The labs hedged with the SIs simultaneously. Three days after launching its services arm, Anthropic announced that PwC would train 30,000 staff on Claude and establish a Claude-native Office of the CFO. Not a contradiction — a portfolio. Compete with SI partners on the highest-value engagements; lock in volume underneath.
SI economics are restructuring in real time. The Big Four are now customers of the labs (paying for Claude or GPT subscriptions for their own consultants), channel partners (delivering lab-driven engagements), and competitors (running their own AI practices). Three roles, one P&L. The first SI to decide which role to optimize for is the one that survives the next 18 months intact.
// Key Takeaways
AI labs are no longer just model vendors. They are infrastructure, services, and channel partners simultaneously. A vendor framework that treats them as one of those three will miss what the other two are doing to your contracts.
The model layer is no longer the constraint. Deployment is. Whoever owns the deployment owns the margin, the relationship, and the switching cost. The labs noticed before the SIs did.
Pilot failure stopped being a customer problem. It became a vendor revenue problem. When 88% of your buyers can't get the technology into production, you can either blame the buyers or deploy it yourself. $5.5B in May was the labs picking option two.
The Big Four are now customers, channel partners, and competitors of the labs all at the same time.

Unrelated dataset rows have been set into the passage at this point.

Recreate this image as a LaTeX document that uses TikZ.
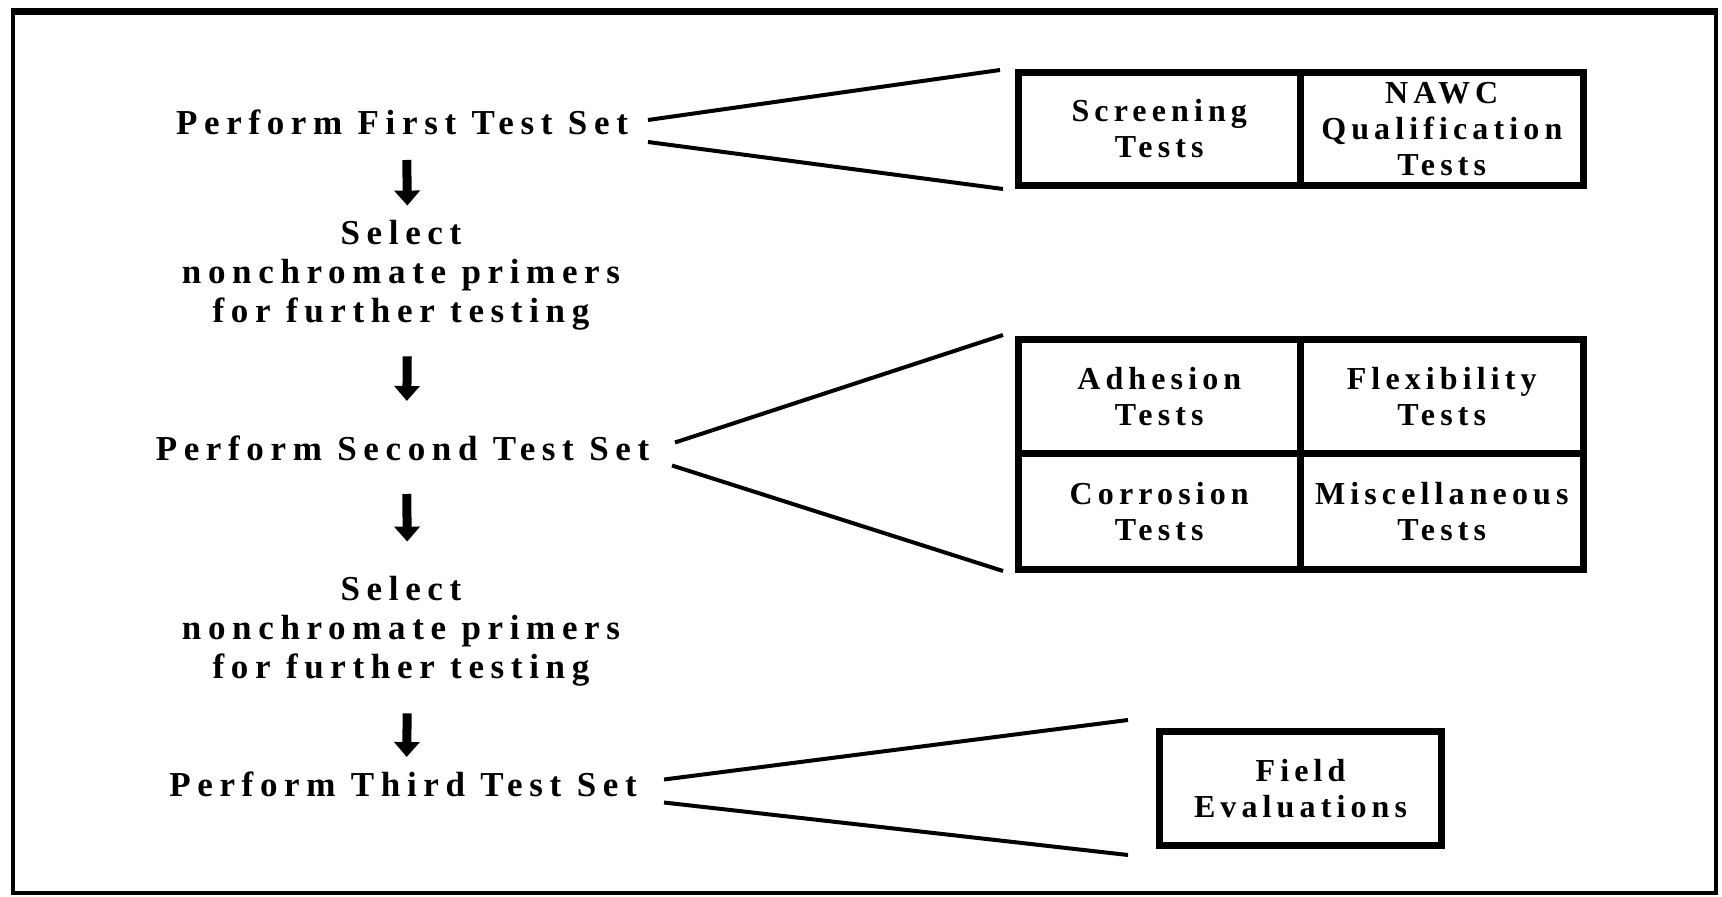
\documentclass[tikz,border=0pt]{standalone}
\usepackage{fontspec}
\setmainfont{Liberation Serif}
\usetikzlibrary{arrows.meta}
\begin{document}
\begin{tikzpicture}[x=0.5pt,y=-0.5pt,
  lefttext/.style={inner sep=0pt,align=center,
    font=\fontsize{17.5pt}{19.5pt}\selectfont\bfseries\addfontfeatures{LetterSpace=19}},
  cell/.style={draw,line width=3.5pt,inner sep=0pt,align=center,
    font=\fontsize{16pt}{18pt}\selectfont\bfseries\addfontfeatures{LetterSpace=16}},
  flowarrow/.style={line width=4.5pt,-{Triangle[width=12.5pt,length=7.5pt]}},
  fan/.style={line width=2pt}
]
\useasboundingbox (0,0) rectangle (1722,897);
% frame
\draw[line width=2pt] (13,11.5) rectangle (1716,893);
\draw[line width=3.5pt] (11,11.5) -- (1718,11.5);

% left column
\node[lefttext,anchor=base] (p1) at (402,135) {Perform First Test Set};
\node[lefttext] (s1) at (401,275) {Select\\nonchromate primers\\for further testing};
\node[lefttext,anchor=base] (p2) at (402.5,460) {Perform Second Test Set};
\node[lefttext] (s2) at (401,631) {Select\\nonchromate primers\\for further testing};
\node[lefttext,anchor=base] (p3) at (403,796) {Perform Third Test Set};

% arrows
\draw[flowarrow,shorten <=12.5pt,shorten >=7pt] ([xshift=2.25pt]p1.base) -- ([xshift=3.25pt]s1.north);
\draw[flowarrow,shorten <=13pt,shorten >=17pt] ([xshift=3.25pt]s1.south) -- ([xshift=2pt]p2.north);
\draw[flowarrow,shorten <=17pt,shorten >=17pt] ([xshift=2pt]p2.base) -- ([xshift=3.25pt]s2.north);
\draw[flowarrow,shorten <=13.5pt,shorten >=7pt] ([xshift=3.25pt]s2.south) -- ([xshift=1.75pt]p3.north);

% box 1
\node[cell,minimum width=140.75pt,minimum height=56.5pt] (c11) at (1159.25,129) {Screening\\Tests};
\node[cell,minimum width=141.75pt,minimum height=56.5pt] (c12) at (1441.75,129) {NAWC\\Qualification\\Tests};
% box 2
\node[cell,minimum width=140.75pt,minimum height=57.25pt] (c21) at (1159.25,396.75) {Adhesion\\Tests};
\node[cell,minimum width=141.75pt,minimum height=57.25pt] (c22) at (1441.75,396.75) {Flexibility\\Tests};
\node[cell,minimum width=140.75pt,minimum height=57.75pt] (c23) at (1159.25,511.75) {Corrosion\\Tests};
\node[cell,minimum width=141.75pt,minimum height=57.75pt] (c24) at (1441.75,511.75) {Miscellaneous\\Tests};
% box 3
\node[cell,minimum width=141pt,minimum height=57pt] (fe) at (1300.5,788.5) {Field\\Evaluations};

% fan lines
\draw[fan] ([shift={(246,-15)}]p1.base) -- ([shift={(-15,1)}]c11.north west);
\draw[fan] ([shift={(246,7)}]p1.base) -- ([shift={(-12,0)}]c11.south west);
\draw[fan] ([shift={(272.5,-17.5)}]p2.base) -- ([shift={(-12,-1)}]c21.north west);
\draw[fan] ([shift={(269.5,5.5)}]p2.base) -- ([shift={(-12,-2)}]c23.south west);
\draw[fan] ([shift={(261,-16.5)}]p3.base) -- ([shift={(-28,-8)}]fe.north west);
\draw[fan] ([shift={(261,6.5)}]p3.base) -- ([shift={(-28,6)}]fe.south west);
\end{tikzpicture}
\end{document}
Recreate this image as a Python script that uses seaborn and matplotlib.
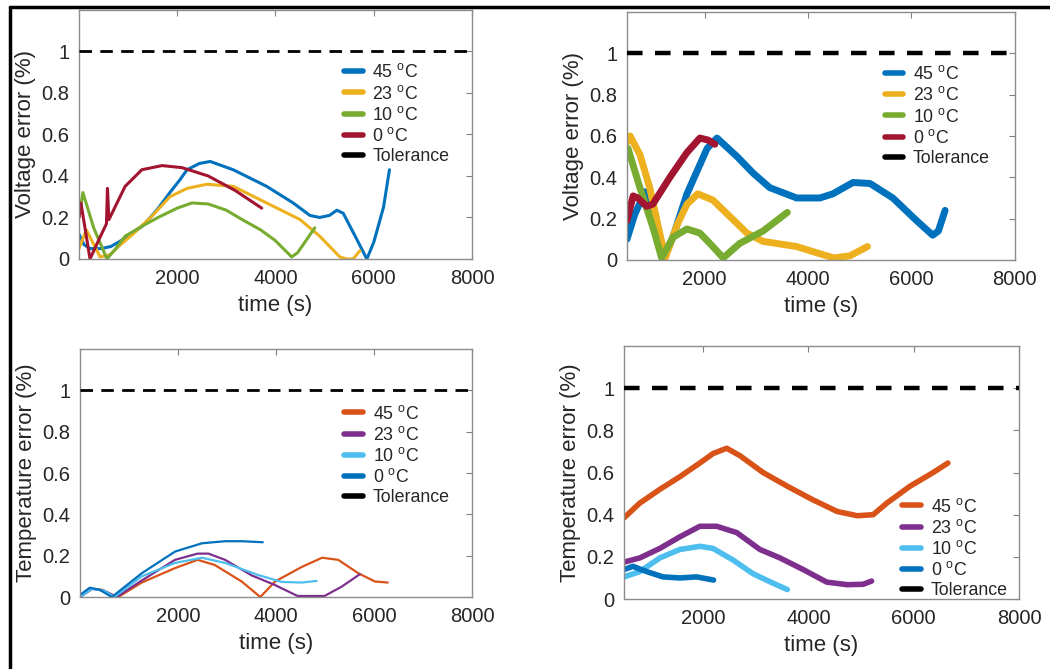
import matplotlib
matplotlib.use("Agg")
import matplotlib.pyplot as plt
import seaborn as sns
import pandas as pd
from matplotlib.lines import Line2D

sns.set_style("white")
plt.rcParams['font.family'] = ['Liberation Sans', 'DejaVu Sans']
plt.rcParams['mathtext.fontset'] = 'custom'
plt.rcParams['mathtext.rm'] = 'Liberation Sans'
plt.rcParams['mathtext.it'] = 'Liberation Sans:italic'

# ---------------- data ----------------
labels = ["45 $^{\\mathrm{o}}$C", "23 $^{\\mathrm{o}}$C", "10 $^{\\mathrm{o}}$C", "0 $^{\\mathrm{o}}$C"]
tolerance = 1.0
xticks = [2000, 4000, 6000, 8000]
yticks = [0, 0.2, 0.4, 0.6, 0.8, 1]
ytick_labels = ["0", "0.2", "0.4", "0.6", "0.8", "1"]

# top-left: voltage error
v1_t45 = [0, 100, 220, 450, 650, 940, 1300, 1600, 1850, 2050, 2200, 2450, 2670, 3140, 3820, 4360, 4700, 4900, 5100, 5250, 5380, 5600, 5860, 6000, 6200, 6320]
v1_e45 = [0.12, 0.07, 0.05, 0.05, 0.06, 0.10, 0.16, 0.24, 0.32, 0.38, 0.43, 0.46, 0.47, 0.43, 0.35, 0.27, 0.21, 0.20, 0.21, 0.235, 0.22, 0.12, 0.0, 0.08, 0.25, 0.43]
v1_t23 = [0, 150, 280, 430, 630, 850, 1100, 1500, 1850, 2200, 2600, 3140, 3820, 4500, 4900, 5310, 5450, 5580, 5720]
v1_e23 = [0.05, 0.14, 0.08, 0.01, 0.02, 0.07, 0.12, 0.21, 0.30, 0.34, 0.36, 0.35, 0.27, 0.19, 0.11, 0.01, 0.0, 0.0, 0.04]
v1_t10 = [0, 80, 300, 570, 750, 940, 1300, 1610, 2000, 2300, 2630, 3000, 3320, 3700, 3990, 4330, 4450, 4800]
v1_e10 = [0.20, 0.32, 0.15, 0.0, 0.05, 0.11, 0.16, 0.20, 0.245, 0.27, 0.265, 0.235, 0.19, 0.14, 0.09, 0.01, 0.03, 0.15]
v1_t0 = [0, 40, 225, 400, 560, 580, 610, 940, 1280, 1690, 2100, 2630, 3180, 3720]
v1_e0 = [0.20, 0.27, 0.0, 0.09, 0.17, 0.34, 0.19, 0.35, 0.43, 0.45, 0.44, 0.40, 0.33, 0.245]

# top-right: voltage error
v2_t45 = [500, 650, 850, 1000, 1230, 1400, 1660, 2050, 2240, 2630, 2940, 3260, 3780, 4230, 4480, 4870, 5200, 5640, 6100, 6410, 6520, 6650]
v2_e45 = [0.10, 0.22, 0.33, 0.22, 0.01, 0.12, 0.32, 0.54, 0.59, 0.50, 0.42, 0.35, 0.30, 0.30, 0.32, 0.375, 0.37, 0.30, 0.19, 0.12, 0.14, 0.24]
v2_t23 = [500, 560, 750, 940, 1080, 1240, 1470, 1660, 1870, 2160, 2490, 2820, 3130, 3780, 4230, 4500, 4810, 5150]
v2_e23 = [0.57, 0.60, 0.51, 0.35, 0.19, 0.01, 0.17, 0.27, 0.32, 0.29, 0.21, 0.13, 0.09, 0.065, 0.03, 0.01, 0.02, 0.065]
v2_t10 = [500, 520, 750, 1000, 1170, 1390, 1660, 1910, 2160, 2360, 2680, 3130, 3600]
v2_e10 = [0.52, 0.54, 0.35, 0.16, 0.01, 0.11, 0.15, 0.13, 0.065, 0.01, 0.08, 0.14, 0.23]
v2_t0 = [500, 620, 710, 880, 1000, 1330, 1660, 1910, 2070, 2200]
v2_e0 = [0.19, 0.31, 0.30, 0.26, 0.27, 0.40, 0.52, 0.59, 0.58, 0.56]

# bottom-left: temperature error
t1_t45 = [0, 240, 450, 650, 780, 1260, 1940, 2400, 2750, 3300, 3680, 3980, 4530, 4940, 5270, 5680, 6020, 6280]
t1_e45 = [0.0, 0.04, 0.035, 0.01, 0.0, 0.07, 0.14, 0.18, 0.155, 0.075, 0.0, 0.075, 0.146, 0.19, 0.18, 0.115, 0.075, 0.07]
t1_t23 = [0, 250, 500, 750, 1260, 1940, 2400, 2620, 2960, 3500, 3980, 4440, 4990, 5340, 5710]
t1_e23 = [0.0, 0.04, 0.03, 0.0, 0.08, 0.18, 0.21, 0.21, 0.18, 0.105, 0.058, 0.005, 0.005, 0.05, 0.11]
t1_t10 = [0, 250, 500, 700, 1260, 1940, 2490, 2960, 3630, 4120, 4530, 4830]
t1_e10 = [0.0, 0.04, 0.03, 0.0, 0.10, 0.165, 0.19, 0.165, 0.107, 0.073, 0.07, 0.078]
t1_t0 = [0, 200, 400, 650, 1260, 1940, 2490, 2960, 3300, 3730]
t1_e0 = [0.01, 0.045, 0.035, 0.0, 0.115, 0.22, 0.26, 0.27, 0.27, 0.265]

# bottom-right: temperature error
t2_t45 = [500, 800, 1180, 1560, 1940, 2190, 2450, 2700, 3140, 3600, 4090, 4550, 4930, 5230, 5490, 5930, 6370, 6650]
t2_e45 = [0.385, 0.455, 0.52, 0.58, 0.645, 0.69, 0.715, 0.68, 0.60, 0.535, 0.47, 0.415, 0.395, 0.40, 0.455, 0.535, 0.60, 0.645]
t2_t23 = [500, 800, 1180, 1560, 1940, 2260, 2640, 3080, 3460, 3900, 4350, 4740, 5040, 5200]
t2_e23 = [0.175, 0.195, 0.24, 0.295, 0.345, 0.345, 0.315, 0.235, 0.195, 0.14, 0.08, 0.068, 0.07, 0.085]
t2_t10 = [500, 800, 1180, 1560, 1940, 2190, 2570, 2950, 3330, 3600]
t2_e10 = [0.105, 0.13, 0.195, 0.235, 0.25, 0.24, 0.185, 0.12, 0.075, 0.045]
t2_t0 = [500, 670, 930, 1240, 1560, 1880, 2200]
t2_e0 = [0.14, 0.155, 0.13, 0.105, 0.10, 0.105, 0.09]

volt_colors = ["#0072BD", "#EDB120", "#77AC30", "#A2142F"]
temp_colors = ["#D95319", "#7E2F8E", "#4DBEEE", "#0072BD"]

fig = plt.figure(figsize=(10.5, 6.69), dpi=100)

panels = [
    dict(rect=[0.0752, 0.6129, 0.3743, 0.3722], series=[(v1_t45, v1_e45), (v1_t23, v1_e23), (v1_t10, v1_e10), (v1_t0, v1_e0)],
         colors=volt_colors, lw=2.2, xlim=(0, 8000), ylabel="Voltage error (%)", tol_lw=2.0, dash=(4.5, 3.0),
         leg_anchor=(0.665, 0.80), leg_loc="upper left"),
    dict(rect=[0.5971, 0.6114, 0.3695, 0.3707], series=[(v2_t45, v2_e45), (v2_t23, v2_e23), (v2_t10, v2_e10), (v2_t0, v2_e0)],
         colors=volt_colors, lw=5.0, xlim=(500, 8000), ylabel="Voltage error (%)", tol_lw=3.2, dash=(3.5, 2.8),
         leg_anchor=(0.655, 0.80), leg_loc="upper left"),
    dict(rect=[0.0762, 0.1076, 0.3733, 0.3707], series=[(t1_t45, t1_e45), (t1_t23, t1_e23), (t1_t10, t1_e10), (t1_t0, t1_e0)],
         colors=temp_colors, lw=1.6, xlim=(0, 8000), ylabel="Temperature error (%)", tol_lw=2.0, dash=(4.5, 3.0),
         leg_anchor=(0.665, 0.79), leg_loc="upper left"),
    dict(rect=[0.5943, 0.1046, 0.3762, 0.3782], series=[(t2_t45, t2_e45), (t2_t23, t2_e23), (t2_t10, t2_e10), (t2_t0, t2_e0)],
         colors=temp_colors, lw=4.0, xlim=(500, 8000), ylabel="Temperature error (%)", tol_lw=3.2, dash=(3.5, 2.8),
         leg_anchor=(0.695, 0.415), leg_loc="upper left"),
]

for p in panels:
    ax = fig.add_axes(p["rect"])
    frames = []
    for lab, (t, e) in zip(labels, p["series"]):
        frames.append(pd.DataFrame({"time": t, "err": e, "temp": lab}))
    df = pd.concat(frames, ignore_index=True)
    sns.lineplot(data=df, x="time", y="err", hue="temp", hue_order=labels,
                 palette=p["colors"], sort=False, estimator=None, lw=p["lw"], ax=ax, legend=False)
    ax.axhline(tolerance, color="black", lw=p["tol_lw"], ls=(0, p["dash"]), zorder=3)
    ax.set_xlim(*p["xlim"])
    ax.set_ylim(0, 1.2)
    ax.set_xticks(xticks)
    ax.set_yticks(yticks)
    ax.set_yticklabels(ytick_labels)
    ax.tick_params(axis="both", direction="in", length=4, width=0.8, colors="#808080",
                   labelcolor="#262626", labelsize=14.5, top=True, right=True, pad=7)
    for s in ax.spines.values():
        s.set_color("#8c8c8c")
        s.set_linewidth(1.0)
    ax.set_xlabel("time (s)", fontsize=16, color="#262626", labelpad=5)
    ax.set_ylabel(p["ylabel"], fontsize=16, color="#262626", labelpad=4)
    handles = [Line2D([], [], color=c, lw=4.0) for c in p["colors"]]
    handles.append(Line2D([], [], color="black", lw=4.0))
    ax.legend(handles, labels + ["Tolerance"], loc=p["leg_loc"], bbox_to_anchor=p["leg_anchor"],
              frameon=False, fontsize=12.8, handlelength=1.05, handletextpad=0.55,
              labelspacing=0.18, borderpad=0.2, borderaxespad=0.0, labelcolor="#262626")

# outer frame lines (top and left)
fig.add_artist(Line2D([0.0095, 1.0], [1 - 7 / 669, 1 - 7 / 669], transform=fig.transFigure, color="black", lw=2.5))
fig.add_artist(Line2D([0.0095, 0.0095], [0.0, 1 - 7 / 669], transform=fig.transFigure, color="black", lw=2.5))

fig.savefig("out.png", dpi=100, facecolor="white")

Three roles, one P&L. That's structurally unstable, and the first integrator to pick a role wins the next 18 months.
The strategic question for the next budget cycle is not which model to standardize on — that's already commoditizing. The question is who deploys the model, who owns the playbook, and who pays the price when the deployment relationship has to change. Until May, the answer to all three was your SI or your internal team. After May, it's contested in a way your existing contracts were not built to handle.